In the material below, find all lines with the string "code" and copy them.
##############################
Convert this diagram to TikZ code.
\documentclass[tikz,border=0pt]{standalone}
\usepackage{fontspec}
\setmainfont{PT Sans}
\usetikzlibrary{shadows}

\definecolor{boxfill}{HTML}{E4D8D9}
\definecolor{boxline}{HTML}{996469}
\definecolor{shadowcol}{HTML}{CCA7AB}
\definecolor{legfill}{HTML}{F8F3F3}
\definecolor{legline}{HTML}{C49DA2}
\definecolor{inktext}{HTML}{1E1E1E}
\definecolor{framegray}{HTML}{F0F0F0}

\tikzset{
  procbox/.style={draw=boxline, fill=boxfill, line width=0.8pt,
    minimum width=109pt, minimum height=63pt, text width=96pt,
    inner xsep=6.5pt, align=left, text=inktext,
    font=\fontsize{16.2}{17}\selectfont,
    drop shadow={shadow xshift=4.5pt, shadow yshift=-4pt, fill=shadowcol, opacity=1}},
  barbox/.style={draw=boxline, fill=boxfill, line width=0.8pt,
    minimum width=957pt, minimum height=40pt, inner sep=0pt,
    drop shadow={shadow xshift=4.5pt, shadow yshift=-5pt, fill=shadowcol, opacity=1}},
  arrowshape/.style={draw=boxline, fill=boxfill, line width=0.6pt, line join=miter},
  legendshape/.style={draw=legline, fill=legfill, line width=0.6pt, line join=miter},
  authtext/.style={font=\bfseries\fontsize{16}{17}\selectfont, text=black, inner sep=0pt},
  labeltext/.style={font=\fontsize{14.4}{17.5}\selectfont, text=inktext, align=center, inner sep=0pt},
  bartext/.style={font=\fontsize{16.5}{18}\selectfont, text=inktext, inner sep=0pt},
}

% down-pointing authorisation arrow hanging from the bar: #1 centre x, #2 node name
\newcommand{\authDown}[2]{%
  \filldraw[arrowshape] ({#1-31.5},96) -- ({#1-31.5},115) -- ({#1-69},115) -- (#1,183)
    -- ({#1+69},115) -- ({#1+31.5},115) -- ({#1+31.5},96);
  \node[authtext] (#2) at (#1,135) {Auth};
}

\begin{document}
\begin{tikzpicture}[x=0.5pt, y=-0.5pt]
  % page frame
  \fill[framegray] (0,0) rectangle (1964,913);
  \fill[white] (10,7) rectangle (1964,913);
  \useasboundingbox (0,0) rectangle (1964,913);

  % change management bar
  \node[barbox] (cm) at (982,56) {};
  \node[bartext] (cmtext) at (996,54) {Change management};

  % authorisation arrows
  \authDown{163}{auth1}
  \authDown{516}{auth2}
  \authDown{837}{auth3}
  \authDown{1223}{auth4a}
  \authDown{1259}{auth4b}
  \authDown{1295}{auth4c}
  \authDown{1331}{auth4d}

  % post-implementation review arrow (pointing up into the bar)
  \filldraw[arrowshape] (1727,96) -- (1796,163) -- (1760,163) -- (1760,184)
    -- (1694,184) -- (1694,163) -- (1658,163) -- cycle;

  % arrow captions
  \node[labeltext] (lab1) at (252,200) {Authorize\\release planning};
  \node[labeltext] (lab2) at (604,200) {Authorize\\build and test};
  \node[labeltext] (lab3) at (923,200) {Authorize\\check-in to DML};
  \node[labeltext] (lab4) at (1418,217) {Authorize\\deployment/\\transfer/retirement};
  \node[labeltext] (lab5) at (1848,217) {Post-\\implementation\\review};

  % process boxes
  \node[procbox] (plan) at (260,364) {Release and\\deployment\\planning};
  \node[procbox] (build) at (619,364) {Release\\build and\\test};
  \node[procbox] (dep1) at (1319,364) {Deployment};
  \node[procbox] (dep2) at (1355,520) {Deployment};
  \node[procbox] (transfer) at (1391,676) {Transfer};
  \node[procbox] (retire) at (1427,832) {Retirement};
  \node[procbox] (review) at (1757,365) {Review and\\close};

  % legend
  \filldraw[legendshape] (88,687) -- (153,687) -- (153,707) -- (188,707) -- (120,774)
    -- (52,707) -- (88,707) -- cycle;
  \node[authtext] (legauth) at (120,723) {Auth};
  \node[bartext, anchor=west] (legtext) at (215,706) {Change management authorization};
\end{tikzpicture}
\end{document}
##############################
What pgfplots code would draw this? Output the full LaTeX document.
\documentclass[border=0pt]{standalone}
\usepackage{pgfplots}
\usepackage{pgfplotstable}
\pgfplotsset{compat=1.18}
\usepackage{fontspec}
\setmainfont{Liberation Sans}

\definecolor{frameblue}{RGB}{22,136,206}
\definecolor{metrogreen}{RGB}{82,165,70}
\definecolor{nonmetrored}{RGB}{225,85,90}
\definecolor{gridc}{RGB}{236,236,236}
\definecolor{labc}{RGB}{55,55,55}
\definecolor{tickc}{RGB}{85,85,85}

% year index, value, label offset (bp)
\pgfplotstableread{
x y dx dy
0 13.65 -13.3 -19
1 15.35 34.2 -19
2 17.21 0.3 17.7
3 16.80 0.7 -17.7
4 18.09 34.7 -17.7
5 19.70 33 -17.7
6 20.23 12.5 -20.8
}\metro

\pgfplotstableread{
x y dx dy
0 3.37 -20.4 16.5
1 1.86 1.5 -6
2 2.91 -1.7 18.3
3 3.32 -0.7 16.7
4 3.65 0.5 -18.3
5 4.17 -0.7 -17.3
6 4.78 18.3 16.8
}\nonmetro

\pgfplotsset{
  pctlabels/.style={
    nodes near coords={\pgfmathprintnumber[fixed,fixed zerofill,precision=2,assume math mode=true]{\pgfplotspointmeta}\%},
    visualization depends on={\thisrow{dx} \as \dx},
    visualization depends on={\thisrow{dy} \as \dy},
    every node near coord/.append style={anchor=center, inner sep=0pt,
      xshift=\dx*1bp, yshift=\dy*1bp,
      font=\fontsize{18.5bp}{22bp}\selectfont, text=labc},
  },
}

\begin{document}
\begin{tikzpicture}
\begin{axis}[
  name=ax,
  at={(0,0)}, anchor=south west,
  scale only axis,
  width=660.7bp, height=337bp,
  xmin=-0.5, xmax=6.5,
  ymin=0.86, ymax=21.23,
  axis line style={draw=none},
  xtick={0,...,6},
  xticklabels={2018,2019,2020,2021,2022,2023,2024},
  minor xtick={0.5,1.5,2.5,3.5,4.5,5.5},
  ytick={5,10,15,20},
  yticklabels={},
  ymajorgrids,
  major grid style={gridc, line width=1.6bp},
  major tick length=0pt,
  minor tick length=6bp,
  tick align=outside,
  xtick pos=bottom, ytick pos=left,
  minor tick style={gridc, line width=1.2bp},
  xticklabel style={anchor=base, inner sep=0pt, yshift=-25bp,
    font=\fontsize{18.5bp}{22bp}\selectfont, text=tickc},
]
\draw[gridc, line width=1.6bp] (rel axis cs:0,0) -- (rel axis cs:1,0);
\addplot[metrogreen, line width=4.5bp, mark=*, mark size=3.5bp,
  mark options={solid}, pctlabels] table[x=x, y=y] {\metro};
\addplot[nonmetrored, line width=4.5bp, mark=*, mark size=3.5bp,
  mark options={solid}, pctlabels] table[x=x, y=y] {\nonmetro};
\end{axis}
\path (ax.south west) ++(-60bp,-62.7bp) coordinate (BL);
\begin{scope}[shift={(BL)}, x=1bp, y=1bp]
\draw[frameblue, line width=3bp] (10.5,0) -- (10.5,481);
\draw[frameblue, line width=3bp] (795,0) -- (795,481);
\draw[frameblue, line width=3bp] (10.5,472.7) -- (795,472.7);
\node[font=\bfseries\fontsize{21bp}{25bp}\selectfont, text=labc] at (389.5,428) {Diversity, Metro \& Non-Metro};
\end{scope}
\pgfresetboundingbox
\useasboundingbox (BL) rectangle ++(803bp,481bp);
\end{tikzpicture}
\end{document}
##############################
* _Solved problem_:
Convert this diagram to TikZ code.
What pgfplots code would draw this? Output the full LaTeX document.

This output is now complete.